* **Stated goal**: Extract, word for word, every line from the one containing "Output the component" through the one containing "const pointTextFill = ['#ffffff', '#8c8c8c'];", with both end lines kept.

-- START --

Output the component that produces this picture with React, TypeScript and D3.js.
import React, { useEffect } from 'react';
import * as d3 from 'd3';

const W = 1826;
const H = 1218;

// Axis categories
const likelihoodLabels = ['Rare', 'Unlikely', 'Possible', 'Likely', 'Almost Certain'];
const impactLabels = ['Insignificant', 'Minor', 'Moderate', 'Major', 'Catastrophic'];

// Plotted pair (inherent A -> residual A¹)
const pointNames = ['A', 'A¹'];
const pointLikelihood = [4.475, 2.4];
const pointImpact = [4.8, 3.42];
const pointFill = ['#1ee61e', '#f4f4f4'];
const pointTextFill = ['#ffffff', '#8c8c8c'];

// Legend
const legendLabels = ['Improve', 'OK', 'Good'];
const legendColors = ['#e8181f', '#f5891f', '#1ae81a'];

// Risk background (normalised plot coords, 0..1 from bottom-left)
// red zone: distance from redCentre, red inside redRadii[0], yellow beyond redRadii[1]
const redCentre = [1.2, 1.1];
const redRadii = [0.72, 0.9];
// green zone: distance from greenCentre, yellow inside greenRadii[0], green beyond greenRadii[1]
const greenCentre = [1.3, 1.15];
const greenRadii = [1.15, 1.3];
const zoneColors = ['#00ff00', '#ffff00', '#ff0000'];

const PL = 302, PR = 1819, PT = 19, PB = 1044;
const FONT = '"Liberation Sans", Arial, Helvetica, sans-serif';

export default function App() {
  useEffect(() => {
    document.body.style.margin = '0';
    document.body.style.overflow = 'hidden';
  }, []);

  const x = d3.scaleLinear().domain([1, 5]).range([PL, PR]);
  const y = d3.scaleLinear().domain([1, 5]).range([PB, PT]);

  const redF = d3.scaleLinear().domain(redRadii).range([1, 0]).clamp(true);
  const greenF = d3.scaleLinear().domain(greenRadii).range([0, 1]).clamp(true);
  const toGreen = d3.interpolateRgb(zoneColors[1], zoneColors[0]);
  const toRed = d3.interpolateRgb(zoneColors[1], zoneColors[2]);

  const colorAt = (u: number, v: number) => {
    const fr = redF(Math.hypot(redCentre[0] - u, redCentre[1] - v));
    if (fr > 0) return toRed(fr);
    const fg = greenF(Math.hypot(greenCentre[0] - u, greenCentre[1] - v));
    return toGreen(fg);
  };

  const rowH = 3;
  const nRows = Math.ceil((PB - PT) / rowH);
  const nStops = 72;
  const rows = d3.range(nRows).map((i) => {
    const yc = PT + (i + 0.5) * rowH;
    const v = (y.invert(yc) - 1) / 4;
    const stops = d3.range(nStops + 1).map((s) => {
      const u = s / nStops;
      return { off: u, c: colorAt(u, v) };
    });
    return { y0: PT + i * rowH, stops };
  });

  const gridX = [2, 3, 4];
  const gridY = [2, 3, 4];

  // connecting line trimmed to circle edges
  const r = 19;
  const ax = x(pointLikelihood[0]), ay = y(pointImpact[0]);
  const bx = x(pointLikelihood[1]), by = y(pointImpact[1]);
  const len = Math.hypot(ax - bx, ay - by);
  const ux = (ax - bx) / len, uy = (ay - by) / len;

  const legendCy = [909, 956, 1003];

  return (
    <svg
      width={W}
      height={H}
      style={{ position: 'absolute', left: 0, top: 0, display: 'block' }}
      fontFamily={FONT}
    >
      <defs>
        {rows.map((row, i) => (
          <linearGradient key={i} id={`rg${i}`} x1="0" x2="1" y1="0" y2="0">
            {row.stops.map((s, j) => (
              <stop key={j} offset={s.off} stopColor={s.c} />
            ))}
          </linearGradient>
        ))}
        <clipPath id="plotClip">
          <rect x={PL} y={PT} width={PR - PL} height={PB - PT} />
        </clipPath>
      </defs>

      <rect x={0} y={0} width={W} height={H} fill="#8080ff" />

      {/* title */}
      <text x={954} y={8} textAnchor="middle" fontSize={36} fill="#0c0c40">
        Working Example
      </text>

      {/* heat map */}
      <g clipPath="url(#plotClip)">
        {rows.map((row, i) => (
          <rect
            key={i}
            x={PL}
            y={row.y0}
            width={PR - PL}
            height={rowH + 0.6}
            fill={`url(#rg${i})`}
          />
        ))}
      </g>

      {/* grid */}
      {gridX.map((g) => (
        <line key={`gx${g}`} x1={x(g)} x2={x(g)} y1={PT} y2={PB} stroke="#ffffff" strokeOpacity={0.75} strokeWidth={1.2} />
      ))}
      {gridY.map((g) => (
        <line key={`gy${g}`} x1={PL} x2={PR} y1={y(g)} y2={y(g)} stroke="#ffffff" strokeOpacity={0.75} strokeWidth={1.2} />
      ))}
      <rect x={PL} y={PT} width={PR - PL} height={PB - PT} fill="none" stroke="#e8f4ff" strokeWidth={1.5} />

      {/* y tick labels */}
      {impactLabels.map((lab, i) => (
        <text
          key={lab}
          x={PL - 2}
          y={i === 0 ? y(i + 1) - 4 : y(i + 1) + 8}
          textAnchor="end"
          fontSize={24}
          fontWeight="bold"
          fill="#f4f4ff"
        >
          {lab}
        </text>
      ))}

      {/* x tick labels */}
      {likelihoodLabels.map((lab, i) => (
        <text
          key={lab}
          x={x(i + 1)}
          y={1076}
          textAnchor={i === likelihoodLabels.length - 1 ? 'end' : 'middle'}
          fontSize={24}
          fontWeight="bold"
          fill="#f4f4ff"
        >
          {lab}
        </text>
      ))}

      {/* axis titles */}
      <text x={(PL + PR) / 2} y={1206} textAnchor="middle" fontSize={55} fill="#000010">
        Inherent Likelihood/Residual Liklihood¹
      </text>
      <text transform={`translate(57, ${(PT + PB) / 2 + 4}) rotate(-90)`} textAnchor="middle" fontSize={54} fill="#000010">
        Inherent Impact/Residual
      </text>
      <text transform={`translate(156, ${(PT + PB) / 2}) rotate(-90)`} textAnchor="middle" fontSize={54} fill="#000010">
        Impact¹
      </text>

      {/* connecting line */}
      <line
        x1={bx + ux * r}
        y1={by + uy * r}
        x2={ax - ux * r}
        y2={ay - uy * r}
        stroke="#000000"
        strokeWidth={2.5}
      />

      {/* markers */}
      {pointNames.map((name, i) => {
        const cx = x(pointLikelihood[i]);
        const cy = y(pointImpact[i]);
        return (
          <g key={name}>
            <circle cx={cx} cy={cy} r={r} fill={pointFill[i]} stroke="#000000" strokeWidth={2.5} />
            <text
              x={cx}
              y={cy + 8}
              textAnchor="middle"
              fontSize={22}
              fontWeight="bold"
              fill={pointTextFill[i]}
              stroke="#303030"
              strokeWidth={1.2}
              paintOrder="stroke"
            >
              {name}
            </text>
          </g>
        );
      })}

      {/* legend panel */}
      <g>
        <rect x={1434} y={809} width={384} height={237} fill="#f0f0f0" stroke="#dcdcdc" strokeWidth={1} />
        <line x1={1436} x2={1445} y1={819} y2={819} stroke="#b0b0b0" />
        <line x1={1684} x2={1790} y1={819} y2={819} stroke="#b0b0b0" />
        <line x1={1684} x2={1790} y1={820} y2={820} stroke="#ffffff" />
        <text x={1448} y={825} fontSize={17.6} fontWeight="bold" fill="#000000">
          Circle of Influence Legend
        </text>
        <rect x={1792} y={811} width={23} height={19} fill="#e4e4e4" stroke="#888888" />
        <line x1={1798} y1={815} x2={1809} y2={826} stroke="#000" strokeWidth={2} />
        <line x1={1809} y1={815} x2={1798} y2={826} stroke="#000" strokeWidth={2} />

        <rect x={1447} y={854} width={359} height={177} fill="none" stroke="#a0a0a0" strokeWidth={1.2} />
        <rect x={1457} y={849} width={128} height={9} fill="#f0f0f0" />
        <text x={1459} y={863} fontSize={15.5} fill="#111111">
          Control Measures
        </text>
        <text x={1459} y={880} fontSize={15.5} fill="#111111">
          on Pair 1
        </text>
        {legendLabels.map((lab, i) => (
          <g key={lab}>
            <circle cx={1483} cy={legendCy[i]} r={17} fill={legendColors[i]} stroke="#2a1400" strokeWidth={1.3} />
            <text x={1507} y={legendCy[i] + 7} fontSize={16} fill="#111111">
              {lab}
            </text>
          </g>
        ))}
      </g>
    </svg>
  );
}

-- END --
-- START --

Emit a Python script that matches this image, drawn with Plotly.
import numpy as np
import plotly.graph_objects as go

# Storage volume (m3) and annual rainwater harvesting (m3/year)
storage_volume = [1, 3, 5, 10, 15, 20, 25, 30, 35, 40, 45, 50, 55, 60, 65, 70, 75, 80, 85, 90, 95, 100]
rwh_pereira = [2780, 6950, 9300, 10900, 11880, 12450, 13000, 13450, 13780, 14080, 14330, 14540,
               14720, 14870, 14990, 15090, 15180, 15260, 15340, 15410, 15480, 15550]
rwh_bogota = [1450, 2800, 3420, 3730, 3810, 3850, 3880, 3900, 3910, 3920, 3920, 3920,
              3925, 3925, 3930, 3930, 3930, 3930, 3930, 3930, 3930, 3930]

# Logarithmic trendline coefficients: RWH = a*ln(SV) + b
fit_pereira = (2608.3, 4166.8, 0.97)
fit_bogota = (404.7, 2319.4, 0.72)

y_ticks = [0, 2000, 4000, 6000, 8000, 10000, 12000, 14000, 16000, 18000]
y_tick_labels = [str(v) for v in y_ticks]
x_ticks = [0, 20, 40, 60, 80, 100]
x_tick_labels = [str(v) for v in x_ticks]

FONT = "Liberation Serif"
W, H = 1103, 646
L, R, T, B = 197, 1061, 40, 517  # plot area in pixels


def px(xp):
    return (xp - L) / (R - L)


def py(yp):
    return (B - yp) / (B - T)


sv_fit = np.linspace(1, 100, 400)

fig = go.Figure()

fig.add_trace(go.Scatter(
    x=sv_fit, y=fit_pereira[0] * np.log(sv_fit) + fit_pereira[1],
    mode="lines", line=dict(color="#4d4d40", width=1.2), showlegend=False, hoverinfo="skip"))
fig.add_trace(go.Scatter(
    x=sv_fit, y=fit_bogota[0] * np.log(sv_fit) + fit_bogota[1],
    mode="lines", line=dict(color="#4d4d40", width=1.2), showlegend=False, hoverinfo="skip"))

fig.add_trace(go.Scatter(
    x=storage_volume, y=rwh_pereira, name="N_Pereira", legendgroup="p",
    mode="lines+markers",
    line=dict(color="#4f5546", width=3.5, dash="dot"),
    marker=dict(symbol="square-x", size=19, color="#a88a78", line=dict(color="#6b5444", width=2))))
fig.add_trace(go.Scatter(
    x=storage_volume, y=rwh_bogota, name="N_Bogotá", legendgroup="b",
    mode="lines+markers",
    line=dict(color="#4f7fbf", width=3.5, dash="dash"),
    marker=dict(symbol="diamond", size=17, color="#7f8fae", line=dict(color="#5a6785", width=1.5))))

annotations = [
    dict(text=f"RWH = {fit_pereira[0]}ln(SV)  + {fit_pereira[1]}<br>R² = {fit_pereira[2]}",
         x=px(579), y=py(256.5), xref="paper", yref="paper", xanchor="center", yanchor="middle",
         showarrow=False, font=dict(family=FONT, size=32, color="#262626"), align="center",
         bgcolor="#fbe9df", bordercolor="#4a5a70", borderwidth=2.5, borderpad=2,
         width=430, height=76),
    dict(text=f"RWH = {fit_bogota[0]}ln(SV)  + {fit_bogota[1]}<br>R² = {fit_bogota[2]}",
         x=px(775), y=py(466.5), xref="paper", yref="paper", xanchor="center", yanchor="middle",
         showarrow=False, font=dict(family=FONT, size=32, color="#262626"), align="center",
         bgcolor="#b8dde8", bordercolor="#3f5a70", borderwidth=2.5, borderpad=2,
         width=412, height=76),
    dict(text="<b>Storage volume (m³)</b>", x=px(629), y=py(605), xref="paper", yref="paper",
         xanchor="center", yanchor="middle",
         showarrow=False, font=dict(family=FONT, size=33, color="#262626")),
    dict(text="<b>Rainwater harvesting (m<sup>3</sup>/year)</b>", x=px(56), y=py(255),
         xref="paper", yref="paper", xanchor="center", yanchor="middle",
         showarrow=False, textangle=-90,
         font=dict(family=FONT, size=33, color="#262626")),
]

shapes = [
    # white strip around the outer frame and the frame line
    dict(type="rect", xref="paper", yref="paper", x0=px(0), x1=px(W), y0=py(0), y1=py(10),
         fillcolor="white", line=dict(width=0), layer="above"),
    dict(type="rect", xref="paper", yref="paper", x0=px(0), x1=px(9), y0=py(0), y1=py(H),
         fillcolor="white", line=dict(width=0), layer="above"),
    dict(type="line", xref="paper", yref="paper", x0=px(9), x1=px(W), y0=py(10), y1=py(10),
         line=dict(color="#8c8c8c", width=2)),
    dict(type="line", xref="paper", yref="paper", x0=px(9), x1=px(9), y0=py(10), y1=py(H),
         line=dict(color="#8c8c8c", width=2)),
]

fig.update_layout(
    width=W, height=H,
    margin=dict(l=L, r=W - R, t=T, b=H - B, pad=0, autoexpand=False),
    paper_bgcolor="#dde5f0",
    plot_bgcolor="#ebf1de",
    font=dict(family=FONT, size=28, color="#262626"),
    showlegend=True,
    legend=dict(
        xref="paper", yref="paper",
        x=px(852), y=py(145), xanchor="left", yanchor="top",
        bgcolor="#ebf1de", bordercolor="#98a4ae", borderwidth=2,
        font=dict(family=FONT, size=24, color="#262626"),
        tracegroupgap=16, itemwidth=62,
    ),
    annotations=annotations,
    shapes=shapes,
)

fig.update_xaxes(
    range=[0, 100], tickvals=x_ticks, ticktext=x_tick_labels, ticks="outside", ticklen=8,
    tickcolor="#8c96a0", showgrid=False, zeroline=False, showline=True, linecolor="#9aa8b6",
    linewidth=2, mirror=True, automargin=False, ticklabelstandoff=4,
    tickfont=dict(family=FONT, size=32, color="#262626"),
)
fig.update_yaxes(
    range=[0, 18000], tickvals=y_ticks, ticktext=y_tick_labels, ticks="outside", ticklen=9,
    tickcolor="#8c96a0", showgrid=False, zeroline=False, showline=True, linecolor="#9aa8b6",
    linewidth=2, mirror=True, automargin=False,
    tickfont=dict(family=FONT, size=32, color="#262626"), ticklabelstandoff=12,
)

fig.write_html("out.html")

-- END --

* **Solution for this task**:
Output the component that produces this picture with React, TypeScript and D3.js.
import React, { useEffect } from 'react';
import * as d3 from 'd3';

const W = 1826;
const H = 1218;

// Axis categories
const likelihoodLabels = ['Rare', 'Unlikely', 'Possible', 'Likely', 'Almost Certain'];
const impactLabels = ['Insignificant', 'Minor', 'Moderate', 'Major', 'Catastrophic'];

// Plotted pair (inherent A -> residual A¹)
const pointNames = ['A', 'A¹'];
const pointLikelihood = [4.475, 2.4];
const pointImpact = [4.8, 3.42];
const pointFill = ['#1ee61e', '#f4f4f4'];
const pointTextFill = ['#ffffff', '#8c8c8c'];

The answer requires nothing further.